No single item of clothing has been asked to do more ideological work than the white shirt. It has signified purity and rebellion, wealth and austerity, conformity and its opposite. It has been worn by bankers and anarchists, debutantes and factory workers, often in the same decade. The white shirt endures not because it is neutral but because it is infinitely legible — a garment that absorbs meaning rather than projecting it.

This is fashion's great paradox: the pieces that last longest are rarely the most distinctive. They are the ones capacious enough to contain contradiction.
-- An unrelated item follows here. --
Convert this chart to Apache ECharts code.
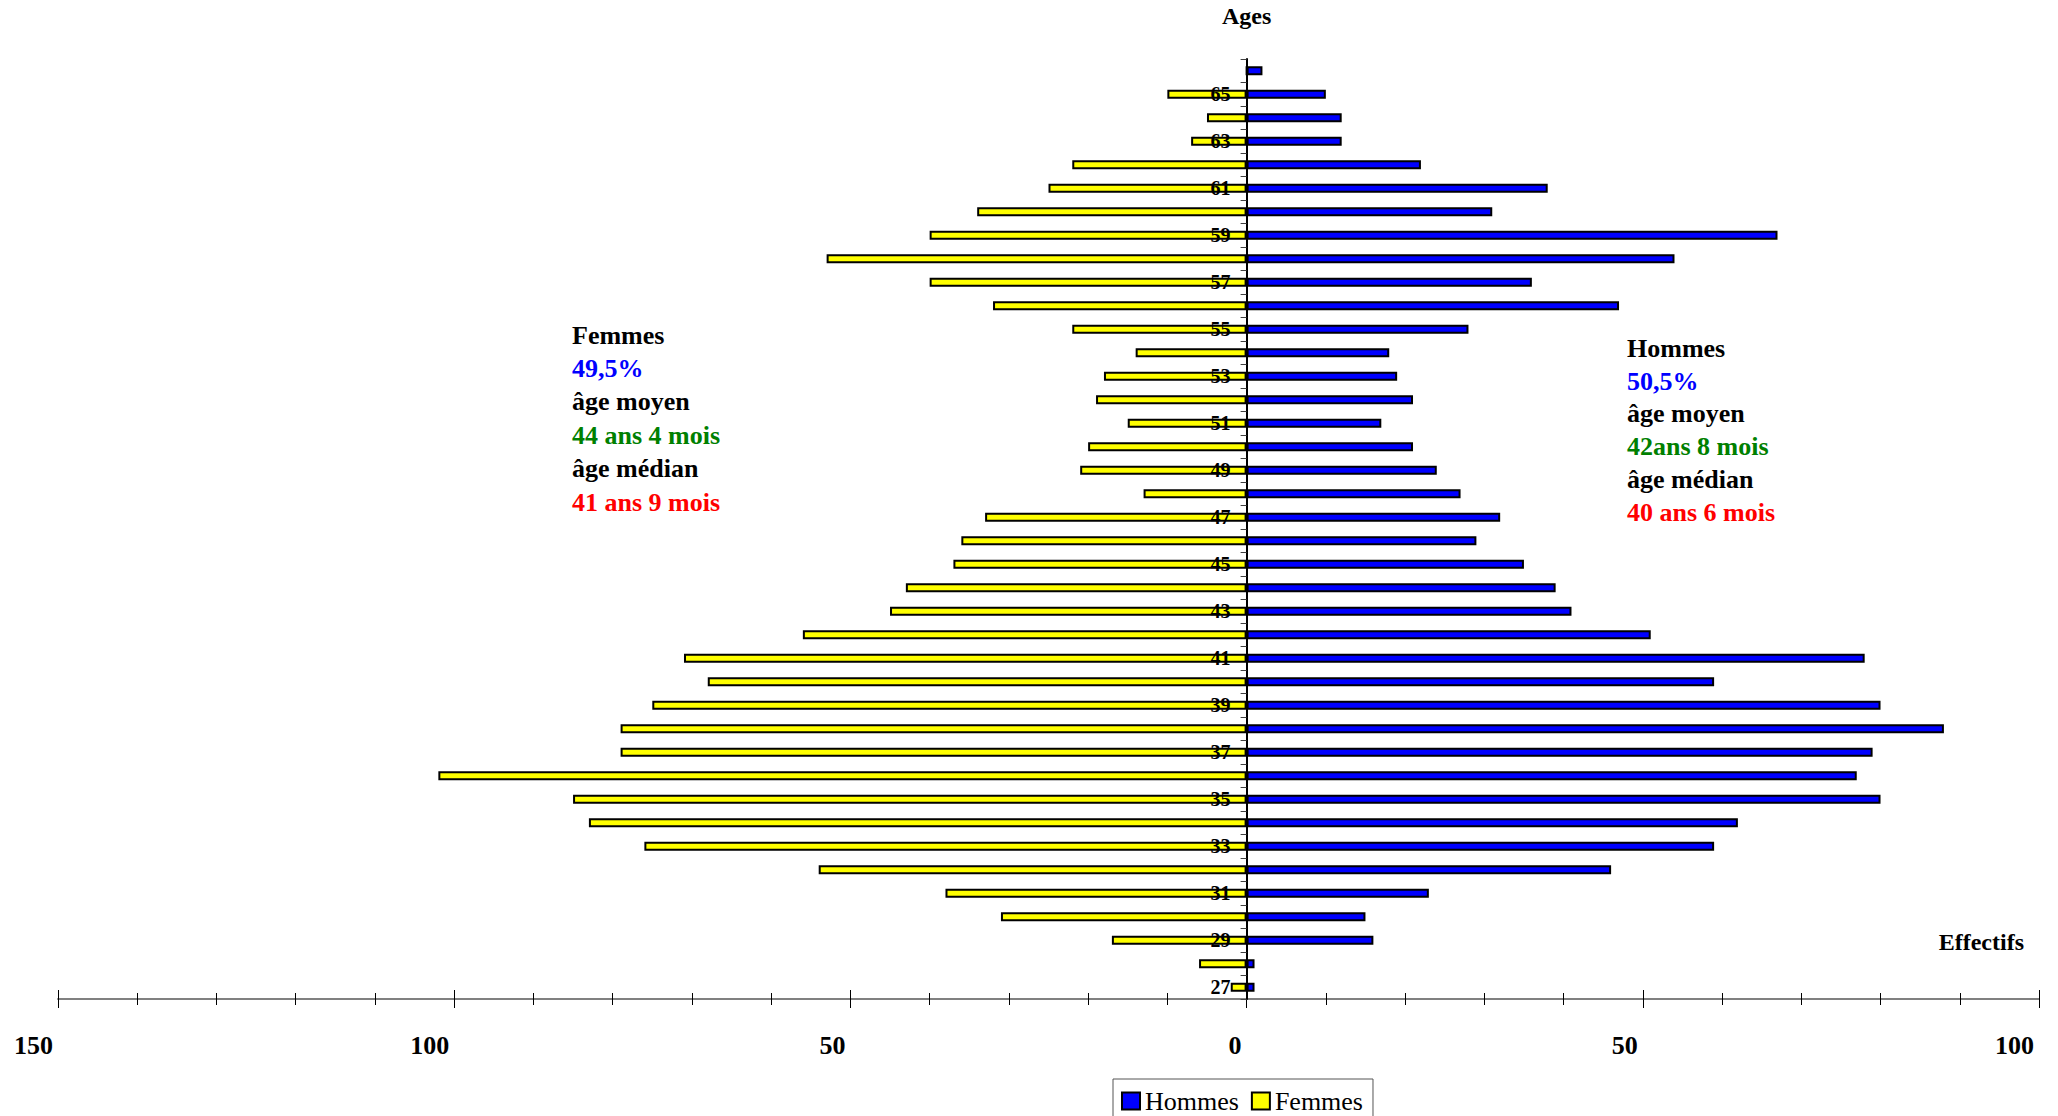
<!DOCTYPE html>
<html>
<head>
<meta charset="utf-8">
<style>
  html, body { margin: 0; padding: 0; background: #fff; }
  #chart { width: 2058px; height: 1116px; }
</style>
<script src="https://cdn.jsdelivr.net/npm/echarts@6/dist/echarts.min.js"></script>
</head>
<body>
<div id="chart"></div>
<script>
// ---- Data (bottom to top: age 27 -> 66) ----
const ages = ['27','28','29','30','31','32','33','34','35','36','37','38','39','40','41','42','43','44','45','46',
              '47','48','49','50','51','52','53','54','55','56','57','58','59','60','61','62','63','64','65','66'];
const hommes = [1, 1, 16, 15, 23, 46, 59, 62, 80, 77, 79, 88, 80, 59, 78, 51, 41, 39, 35, 29,
                32, 27, 24, 21, 17, 21, 19, 18, 28, 47, 36, 54, 67, 31, 38, 22, 12, 12, 10, 2];
const femmes = [2, 6, 17, 31, 38, 54, 76, 83, 85, 102, 79, 79, 75, 68, 71, 56, 45, 43, 37, 36,
                33, 13, 21, 20, 15, 19, 18, 14, 22, 32, 40, 53, 40, 34, 25, 22, 7, 5, 10, 0];
const xTickLabels = ['150', '100', '50', '0', '50', '100'];
const seriesNames = ['Hommes', 'Femmes'];
const femmesText = ['Femmes', '49,5%', 'âge moyen', '44 ans 4 mois', 'âge médian', '41 ans 9 mois'];
const hommesText = ['Hommes', '50,5%', 'âge moyen', '42ans 8 mois', 'âge médian', '40 ans 6 mois'];
const textColors = ['#000000', '#0000FF', '#000000', '#008000', '#000000', '#FF0000'];

const FONT = '"Liberation Serif", "Times New Roman", serif';
const X_MIN = -150, X_MAX = 100;
const GRID = { left: 58, right: 19, top: 59, bottom: 117 };
const CHART_W = 2058;
// place the age axis at value 0 of the horizontal scale
const plotW = CHART_W - GRID.left - GRID.right;
const yAxisOffset = -plotW * (0 - X_MIN) / (X_MAX - X_MIN);

function textBlock(lines, x, y0, step) {
  return lines.map((t, i) => ({
    type: 'text',
    left: x,
    top: y0 + i * step - 13,
    style: {
      text: t,
      fill: textColors[i],
      font: 'bold 26px ' + FONT,
      textVerticalAlign: 'top'
    }
  }));
}

const chart = echarts.init(document.getElementById('chart'), null, { renderer: 'svg' });

const xCommon = {
  type: 'value',
  min: X_MIN,
  max: X_MAX,
  interval: 50,
  position: 'bottom',
  splitLine: { show: false },
  axisLine: { show: true, onZero: false, lineStyle: { color: '#808080', width: 2 } }
};

chart.setOption({
  backgroundColor: '#ffffff',
  animation: false,
  grid: Object.assign({ containLabel: false }, GRID),
  legend: {
    data: seriesNames,
    left: 1113,
    top: 1079,
    orient: 'horizontal',
    itemWidth: 18,
    itemHeight: 17,
    itemGap: 12,
    padding: [9, 10, 9, 8],
    borderColor: '#555555',
    borderWidth: 1,
    icon: 'rect',
    textStyle: { fontFamily: FONT, fontSize: 26, color: '#000' },
    itemStyle: { borderColor: '#000', borderWidth: 2 }
  },
  xAxis: [
    Object.assign({}, xCommon, {
      axisTick: { show: true, length: 9, lineStyle: { color: '#000', width: 1 } },
      minorTick: { show: true, splitNumber: 5, length: 6, lineStyle: { color: '#000', width: 1 } },
      axisLabel: {
        show: true,
        margin: 33,
        align: 'right',
        padding: [0, 5, 0, 0],
        fontFamily: FONT,
        fontWeight: 'bold',
        fontSize: 26,
        color: '#000',
        formatter: function (v) {
          const idx = Math.round((v - X_MIN) / 50);
          return xTickLabels[idx] !== undefined ? xTickLabels[idx] : '';
        }
      }
    }),
    Object.assign({}, xCommon, {
      axisLine: { show: false },
      axisTick: { show: true, inside: true, length: 9, lineStyle: { color: '#000', width: 1 } },
      minorTick: { show: true, splitNumber: 5, length: 6, lineStyle: { color: '#000', width: 1 } },
      axisLabel: { show: false }
    })
  ],
  yAxis: {
    type: 'category',
    data: ages,
    z: 10,
    position: 'left',
    offset: yAxisOffset,
    name: 'Ages',
    nameLocation: 'end',
    nameGap: 31,
    nameTextStyle: { fontFamily: FONT, fontWeight: 'bold', fontSize: 24, color: '#000' },
    axisLine: { show: true, onZero: false, lineStyle: { color: '#000', width: 2 } },
    axisTick: { show: true, length: 6, interval: 0, alignWithLabel: false, lineStyle: { color: '#404040', width: 1 } },
    axisLabel: {
      show: true,
      interval: function (index, value) { return Number(value) % 2 === 1; },
      margin: 16,
      fontFamily: FONT,
      fontWeight: 'bold',
      fontSize: 20,
      color: '#000'
    },
    splitLine: { show: false }
  },
  series: [
    {
      name: seriesNames[0],
      type: 'bar',
      xAxisIndex: 0,
      data: hommes,
      barWidth: 9,
      barGap: '-100%',
      itemStyle: { color: '#0000FF', borderColor: '#000', borderWidth: 2 }
    },
    {
      name: seriesNames[1],
      type: 'bar',
      xAxisIndex: 0,
      data: femmes.map(v => -v),
      barWidth: 9,
      barGap: '-100%',
      itemStyle: { color: '#FFFF00', borderColor: '#000', borderWidth: 2 }
    }
  ],
  graphic: [].concat(
    textBlock(femmesText, 572, 335, 33.4),
    textBlock(hommesText, 1627, 348.3, 32.8),
    [{
      type: 'text',
      right: 34,
      top: 930,
      style: { text: 'Effectifs', fill: '#000', font: 'bold 24px ' + FONT, textVerticalAlign: 'top' }
    }]
  )
});
</script>
</body>
</html>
The economics of blankness

The white shirt's democracy is partly material. Cotton is cheap; the cut is forgiving; the color requires no dye. In the nineteenth century, a crisp white shirt was a marker of the leisure class — proof that one could afford to stay clean. By the mid-twentieth century, mass production had inverted the signal. The white shirt became the uniform of the office drone, the man in the gray flannel suit, the interchangeable middle manager. It was aspirational and deadening at once.

What luxury brands discovered, beginning in the 1980s, was that scarcity could be reintroduced through craft. A white shirt from Charvet or Turnbull & Asser might cost thirty times what a department-store version does, yet the difference is invisible to the untrained eye. The premium is legible only to the wearer and the cognoscenti — a form of stealth wealth that has proved remarkably durable.

The semiotics of undone buttons

If the buttoned-up white shirt signified order, the unbuttoned version became shorthand for its refusal. Think of John Travolta in Saturday Night Fever, collar splayed, chest exposed, the disco floor a stage for working-class aspiration. Or Sharon Stone in Basic Instinct, her oversized white oxford a costume of controlled transgression. The shirt remained the same; only the styling changed.

This adaptability explains why the white shirt has outlasted every trend that threatened to kill it. The power suit of the 1980s required it. The grunge movement of the 1990s rejected it, then ironically reclaimed it as thrift-store treasure. The tech-bro uniform of the 2010s — gray tee, jeans, sneakers — was supposed to render it obsolete, yet founders kept reaching for it when they needed to look serious in front of investors.

Our take

The white shirt's longevity is not a mystery; it is a lesson. In a culture addicted to novelty, the garments that survive are those flexible enough to mean different things to different people. The white shirt is a mirror, not a statement. That is why it will still be hanging in closets long after the last trend piece about its demise has been forgotten.